I trained as a family medicine physician and obtained my MD from UCLA Medical School. There, the mentality has been to intervene to fix a specific medical problem.
However, with more years under my belt, I can do more good by supporting my clients and patients instead of offering a fix.
Looking for a Fix
Some clients seek to have their problems solved for them; they hope to be fixed. But this can diminish their autonomy and lead to downstream problems.
Feeling so frustrated and drained is expected that you want someone to take over your care and solve your health problems.
Perhaps you’ve tried all sorts of diets and pills and interventions. Now, you are ready to give up because there seems to be no viable solution available.
Supporting my Heart Health Clients on Their Health Journey
Empowering my clients means spending long sessions side by side. It requires that they and I understand the exact problem before looking for solutions.
Is the chronic swelling in the legs the problem, or is the underlying fear of heart failure that hasn’t been addressed?
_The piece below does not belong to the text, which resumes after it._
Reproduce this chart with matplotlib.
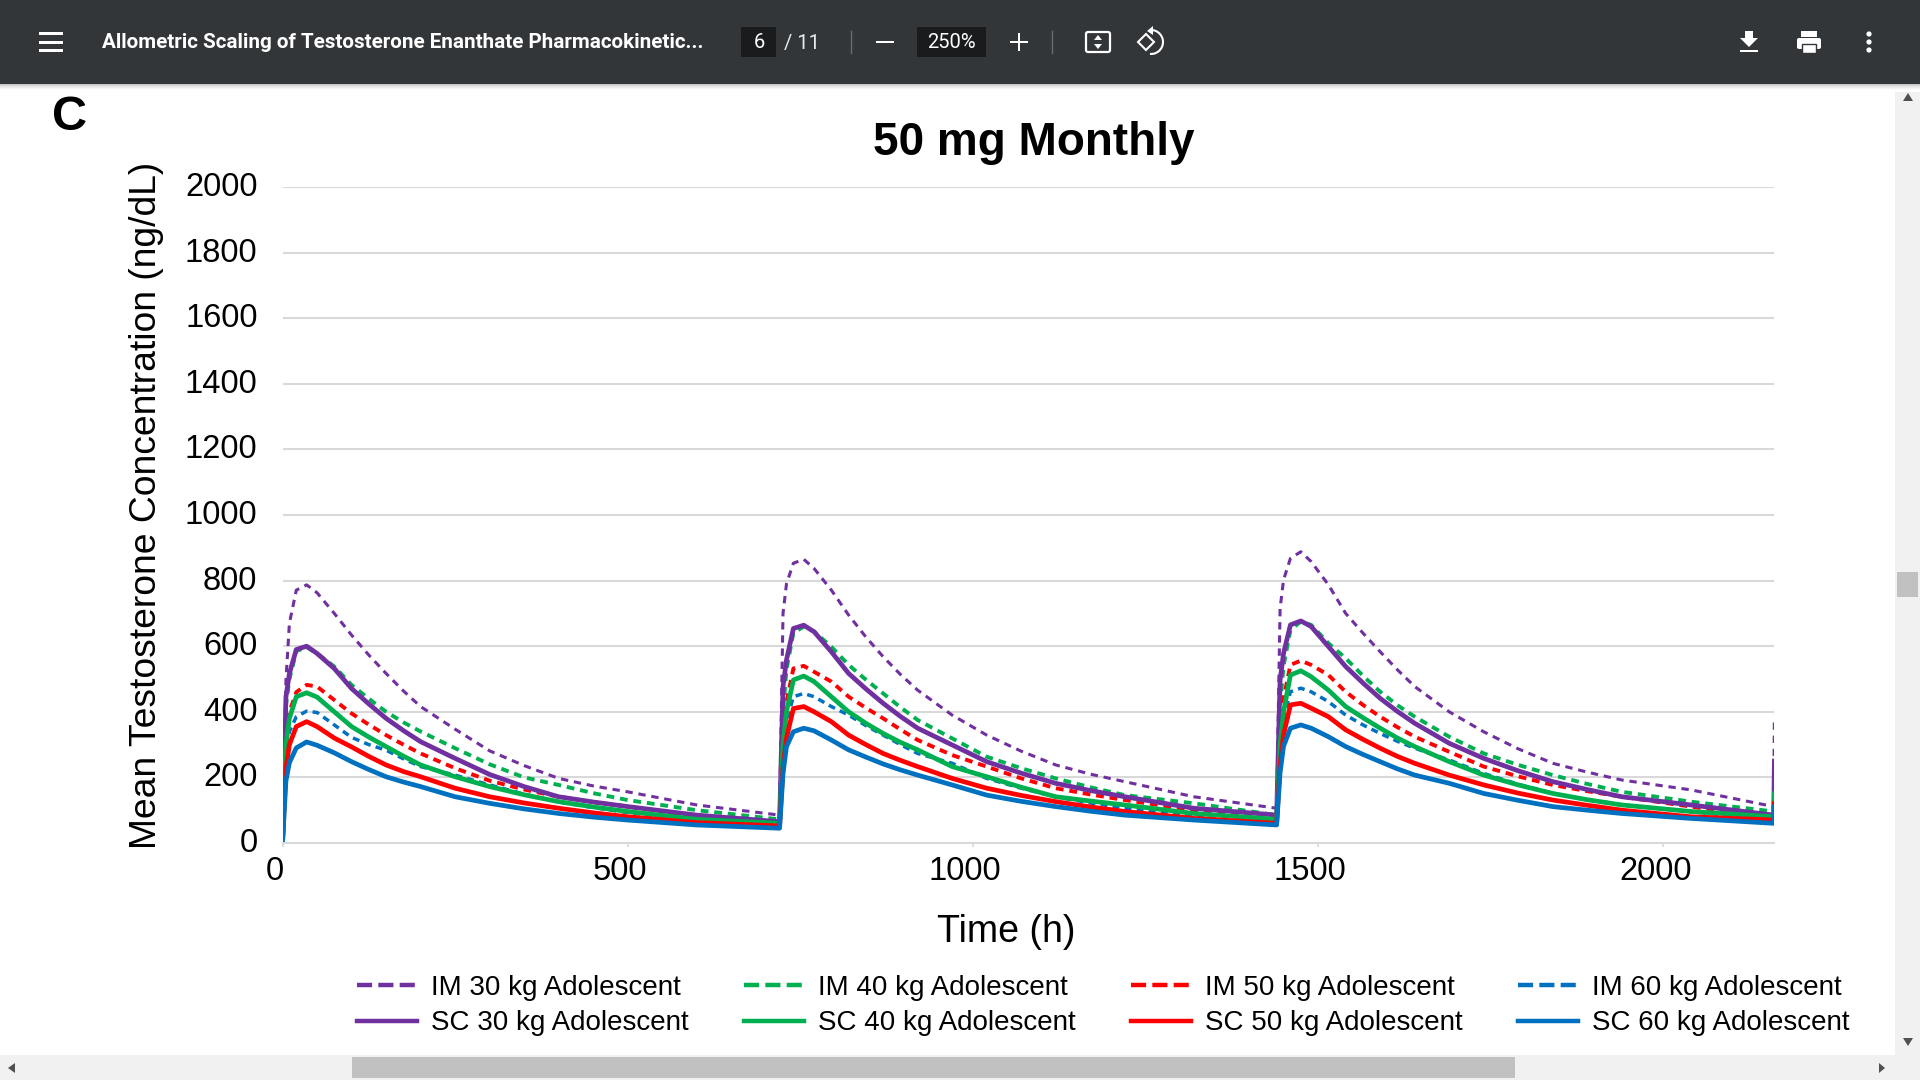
import matplotlib
matplotlib.use("Agg")
import matplotlib.pyplot as plt
import matplotlib.transforms as mtrans
from matplotlib.lines import Line2D
from matplotlib.patches import Rectangle, Polygon, Circle, Arc, FancyBboxPatch

plt.rcParams['font.family'] = ['Liberation Sans', 'DejaVu Sans']

# time points (h), three doses at 0, 720, 1440 and the start of the 4th
time_h = [0, 5, 10, 20, 35, 50, 75, 100, 125, 150, 175, 200, 250, 300, 350, 400, 450, 500, 600, 720,
          725, 730, 740, 755, 770, 795, 820, 845, 870, 895, 920, 970, 1020, 1070, 1120, 1170, 1220, 1320, 1440,
          1445, 1450, 1460, 1475, 1490, 1515, 1540, 1565, 1590, 1615, 1640, 1690, 1740, 1790, 1840, 1890, 1940, 2040, 2160,
          2161]

im_30 = [0, 497, 670, 771, 787, 763, 700, 634, 573, 517, 464, 416, 347, 281, 236, 197, 174, 156, 116, 85,
         700, 790, 853, 865, 837, 771, 695, 628, 568, 514, 466, 390, 329, 280, 238, 210, 187, 141, 106,
         715, 802, 868, 888, 858, 787, 700, 640, 583, 528, 477, 400, 339, 287, 243, 216, 192, 162, 111,
         385]
im_40 = [0, 420, 500, 585, 597, 578, 538, 482, 440, 400, 368, 340, 289, 240, 200, 177, 152, 131, 100, 72,
         400, 530, 640, 660, 645, 598, 543, 498, 456, 414, 375, 319, 263, 228, 197, 170, 146, 121, 85,
         420, 540, 650, 675, 665, 609, 563, 510, 461, 420, 385, 324, 273, 238, 207, 180, 156, 126, 96,
         200]
im_50 = [0, 330, 400, 460, 482, 477, 436, 395, 361, 329, 300, 273, 228, 190, 163, 141, 125, 111, 82, 60,
         330, 430, 532, 540, 522, 492, 446, 412, 380, 346, 314, 268, 233, 197, 167, 148, 131, 100, 70,
         350, 440, 543, 556, 543, 512, 461, 421, 385, 353, 324, 278, 233, 203, 177, 158, 141, 111, 75,
         170]
im_60 = [0, 260, 340, 385, 402, 398, 360, 322, 300, 283, 257, 233, 207, 177, 149, 125, 108, 93, 68, 52,
         280, 370, 446, 456, 446, 416, 390, 358, 329, 300, 273, 243, 197, 167, 141, 122, 106, 85, 65,
         280, 380, 461, 472, 461, 431, 390, 360, 334, 310, 289, 253, 212, 179, 151, 132, 116, 96, 70,
         140]
sc_30 = [0, 446, 517, 590, 600, 578, 532, 471, 424, 380, 343, 309, 258, 209, 172, 141, 125, 111, 85, 65,
         477, 558, 654, 664, 644, 583, 517, 470, 426, 386, 350, 299, 248, 213, 182, 160, 141, 106, 85,
         497, 578, 665, 677, 660, 599, 538, 488, 441, 401, 365, 304, 258, 220, 187, 163, 141, 116, 85,
         250]
sc_40 = [0, 300, 380, 446, 458, 445, 400, 355, 323, 294, 265, 238, 202, 172, 147, 126, 110, 96, 72, 60,
         300, 400, 497, 509, 492, 446, 400, 365, 334, 307, 284, 233, 202, 170, 141, 128, 116, 90, 72,
         300, 400, 512, 525, 507, 466, 416, 382, 350, 320, 294, 248, 207, 177, 151, 132, 116, 96, 80,
         150]
sc_50 = [0, 230, 300, 355, 370, 355, 320, 293, 264, 238, 218, 202, 167, 141, 122, 106, 92, 80, 62, 52,
         230, 320, 410, 416, 400, 370, 329, 300, 273, 252, 233, 197, 167, 145, 126, 110, 96, 75, 60,
         240, 330, 421, 426, 411, 385, 345, 316, 289, 264, 243, 207, 177, 152, 131, 115, 100, 80, 70,
         120]
sc_60 = [0, 190, 245, 290, 308, 298, 275, 248, 224, 202, 186, 172, 141, 121, 104, 90, 79, 70, 55, 45,
         212, 294, 339, 350, 342, 314, 284, 262, 241, 223, 207, 177, 146, 127, 111, 97, 85, 70, 55,
         215, 295, 350, 360, 350, 324, 294, 270, 248, 226, 207, 182, 151, 130, 111, 100, 90, 75, 60,
         110]

y_ticks = [0, 200, 400, 600, 800, 1000, 1200, 1400, 1600, 1800, 2000]
x_ticks = [0, 500, 1000, 1500, 2000]

purple, green, red, blue = '#7030A0', '#00B050', '#FF0000', '#0070C0'
grid_col = '#D9D9D9'

W, H = 1920, 1080
fig = plt.figure(figsize=(W / 100, H / 100), dpi=100, facecolor='white')

# background layer in pixel coordinates, for the pdf viewer around the chart
bg = fig.add_axes([0, 0, 1, 1])
bg.set_xlim(0, W)
bg.set_ylim(H, 0)
bg.axis('off')

ax = fig.add_axes([282.5 / W, 1 - 843 / H, (1774.4 - 282.5) / W, (843 - 187) / H])
ax.patch.set_alpha(0)

dash_thin = (0, (2.4, 1.9))
dash_wide = (0, (2.0, 1.5))
ax.plot(time_h, im_30, color=purple, lw=2.2, ls=dash_thin)
ax.plot(time_h, im_40, color=green, lw=2.8, ls=dash_wide)
ax.plot(time_h, im_50, color=red, lw=2.8, ls=dash_wide)
ax.plot(time_h, im_60, color=blue, lw=2.5, ls=dash_wide)
ax.plot(time_h, sc_30, color=purple, lw=3.4)
ax.plot(time_h, sc_40, color=green, lw=3.4)
ax.plot(time_h, sc_50, color=red, lw=3.4)
ax.plot(time_h, sc_60, color=blue, lw=3.4)

ax.set_xlim(0, 2161)
ax.set_ylim(0, 2000)
ax.set_yticks(y_ticks)
ax.set_xticks(x_ticks)
ax.grid(axis='y', color=grid_col, lw=1.5)
ax.set_axisbelow(True)
for s in ['top', 'right', 'left']:
    ax.spines[s].set_visible(False)
ax.spines['bottom'].set_color(grid_col)
ax.spines['bottom'].set_linewidth(1.5)
ax.tick_params(axis='y', length=0, pad=18, labelsize=23.5)
ax.tick_params(axis='x', length=3, width=1.2, color=grid_col, pad=6.5, labelsize=23.5)

# tick labels sit a little off their ticks in the original
for lab in ax.get_xticklabels():
    lab.set_transform(lab.get_transform() + mtrans.ScaledTranslation(-8 / 100, 0, fig.dpi_scale_trans))
for lab in ax.get_yticklabels():
    lab.set_transform(lab.get_transform() + mtrans.ScaledTranslation(0, 3 / 100, fig.dpi_scale_trans))

bg.text(70, 118, 'C', fontsize=35, fontweight='bold', ha='center', va='center')
bg.text(1034, 143, '50 mg Monthly', fontsize=33, fontweight='bold', ha='center', va='center')
bg.text(147, 505, 'Mean Testosterone Concentration (ng/dL)', fontsize=26.8, rotation=90, ha='center', va='center')
bg.text(1006, 932, 'Time (h)', fontsize=27, ha='center', va='center')

handles = []
labels = []
for weight, col in zip([30, 40, 50, 60], [purple, green, red, blue]):
    handles.append(Line2D([], [], color=col, lw=3.2, ls=(0, (3.4, 1.4))))
    labels.append(f'IM {weight} kg Adolescent')
    handles.append(Line2D([], [], color=col, lw=3.2))
    labels.append(f'SC {weight} kg Adolescent')
fig.legend(handles, labels, ncol=4, loc='upper left', bbox_to_anchor=(357 / W, 1 - 975 / H),
           frameon=False, fontsize=20, handlelength=2.16, handletextpad=0.5,
           columnspacing=2.0, labelspacing=0.34, borderpad=0, borderaxespad=0)

# viewer toolbar
bar_col = '#323639'
for i, a in enumerate([0.22, 0.16, 0.11, 0.07, 0.04, 0.02]):
    bg.add_patch(Rectangle((0, 84 + i), W, 1, fc='black', alpha=a, lw=0))
bg.add_patch(Rectangle((0, 0), W, 84, fc=bar_col, lw=0))

for y in [33, 42, 50]:
    bg.add_patch(Rectangle((39, y - 1.5), 24, 3, fc='white', lw=0))

ui_font = ['Roboto', 'DejaVu Sans']
bg.text(102, 43, 'Allometric Scaling of Testosterone Enanthate Pharmacokinetic...', color='white',
        fontsize=14.85, fontweight='bold', family=ui_font, ha='left', va='center')
bg.add_patch(Rectangle((741, 27), 35, 30, fc='#191B1C', lw=0))
bg.text(759, 43, '6', color='white', fontsize=14.5, family=ui_font, ha='center', va='center')
bg.text(784, 43, '/ 11', color='#E8EAED', fontsize=14.5, family=ui_font, ha='left', va='center')
for x in [851, 1052]:
    bg.plot([x, x], [31, 53], color='#6A6D70', lw=1)
bg.add_patch(Rectangle((876, 41), 18, 2.2, fc='white', lw=0))
bg.add_patch(Rectangle((917, 27), 69, 30, fc='#191B1C', lw=0))
bg.text(951, 43, '250%', color='white', fontsize=14.5, family=ui_font, ha='center', va='center')
bg.add_patch(Rectangle((1010, 41), 18, 2.2, fc='white', lw=0))
bg.add_patch(Rectangle((1018, 33), 2.2, 18, fc='white', lw=0))

# fit to page icon
bg.add_patch(FancyBboxPatch((1086, 32), 24, 20, boxstyle='round,pad=0,rounding_size=2', fc='none', ec='white', lw=1.6))
bg.add_patch(Polygon([(1098, 35), (1094, 40), (1102, 40)], fc='white', lw=0))
bg.add_patch(Polygon([(1098, 49), (1094, 44), (1102, 44)], fc='white', lw=0))

# rotate icon
bg.add_patch(Polygon([(1146, 34), (1154, 42), (1146, 50), (1138, 42)], fc='none', ec='white', lw=1.5))
bg.add_patch(Arc((1151, 42), 24, 24, theta1=-90, theta2=95, ec='white', lw=1.5))
bg.add_patch(Polygon([(1153, 26), (1147, 31), (1153, 35)], fc='white', lw=0))

# download icon
bg.add_patch(Polygon([(1745, 31), (1753, 31), (1753, 38), (1758, 38), (1749, 47), (1740, 38), (1745, 38)], fc='white', lw=0))
bg.add_patch(Rectangle((1740, 50), 18, 2, fc='white', lw=0))

# print icon
bg.add_patch(Rectangle((1801, 31), 16, 6, fc='white', lw=0))
bg.add_patch(FancyBboxPatch((1797, 38), 24, 11, boxstyle='round,pad=0,rounding_size=2', fc='white', lw=0))
bg.add_patch(Rectangle((1802, 44), 14, 9, fc='white', ec=bar_col, lw=1))

for y in [34, 42, 50]:
    bg.add_patch(Circle((1869, y), 2.6, fc='white', lw=0))

# scrollbars
track = '#F1F1F1'
thumb = '#C1C1C1'
arrow = '#505050'
bg.add_patch(Rectangle((1895, 92), 25, 963, fc=track, lw=0))
bg.add_patch(Rectangle((0, 1055), W, 25, fc=track, lw=0))
bg.add_patch(Rectangle((1897, 572), 21, 25, fc=thumb, lw=0))
bg.add_patch(Rectangle((352, 1057), 1163, 21, fc=thumb, lw=0))
bg.add_patch(Polygon([(1908, 93), (1903, 101), (1913, 101)], fc=arrow, lw=0))
bg.add_patch(Polygon([(1908, 1046), (1903, 1038), (1913, 1038)], fc=arrow, lw=0))
bg.add_patch(Polygon([(8, 1068), (15, 1063), (15, 1073)], fc=arrow, lw=0))
bg.add_patch(Polygon([(1885, 1068), (1879, 1063), (1879, 1073)], fc=arrow, lw=0))

fig.savefig('out.png', dpi=100)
When we support someone, we tell them they aren’t alone. We offer our expertise and resources to them and guide them on their journey.
Quick Fixes are Possible
A client of mine took a beta blocker medication for his hypertension which caused him major dizziness and weakness. He didn’t know this was the side effect of the medication and assumed it was the high blood pressure.
We sat down and discussed the symptoms and reviewed his medications. He felt armed enough with the knowledge to bring up the medication side effects with his PCP, who changed it to an ACE-I medication.
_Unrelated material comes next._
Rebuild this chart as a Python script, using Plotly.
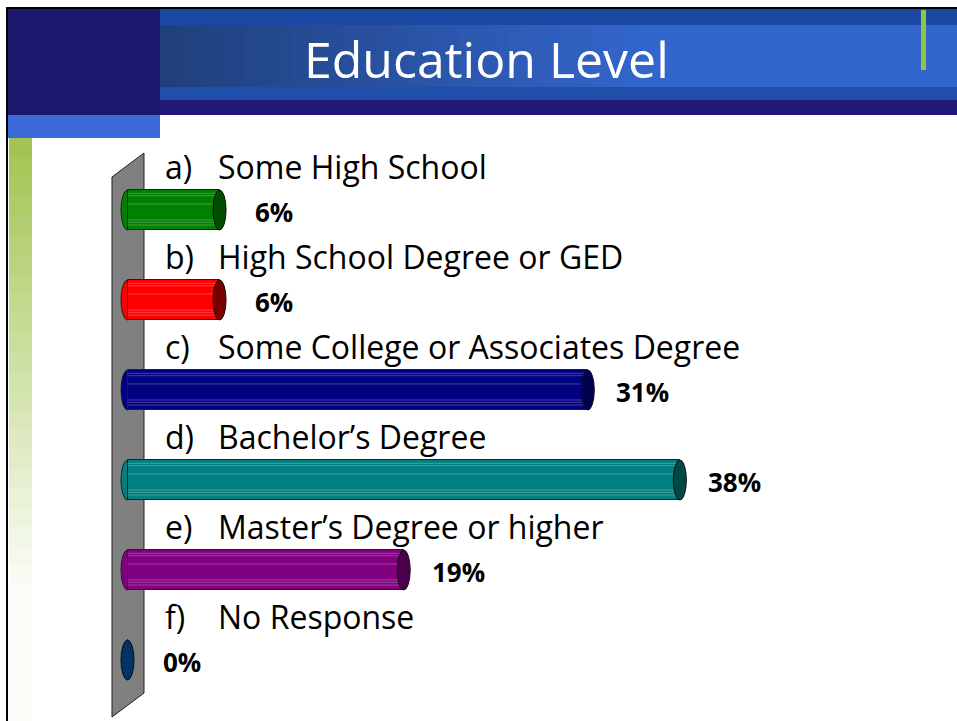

The symptoms disappeared. Easy fix, right?
In some ways, it was an easy fix. But if we didn’t spend the time to talk about how beta-blockers work and what common side effects they have, it’s entirely possible he would have bounced from one medication to the next, never feeling like he had some control over his medical condition.
Western medicine can sometimes seem adversarial because physicians feel pressured to fix a clinical problem as soon as possible.
We fear a terrible outcome for our patients, so we take over the wheel. In the long run, this turns out to be an unhealthy patient-doctor relationship.
The intention is often good, but this has resulted in a healthcare system where the physician practices defensive medicine and the patient feels ignored.
Fostering patient autonomy starts with patient education. This empowers the individual and leads to better long-term relationships and health outcomes.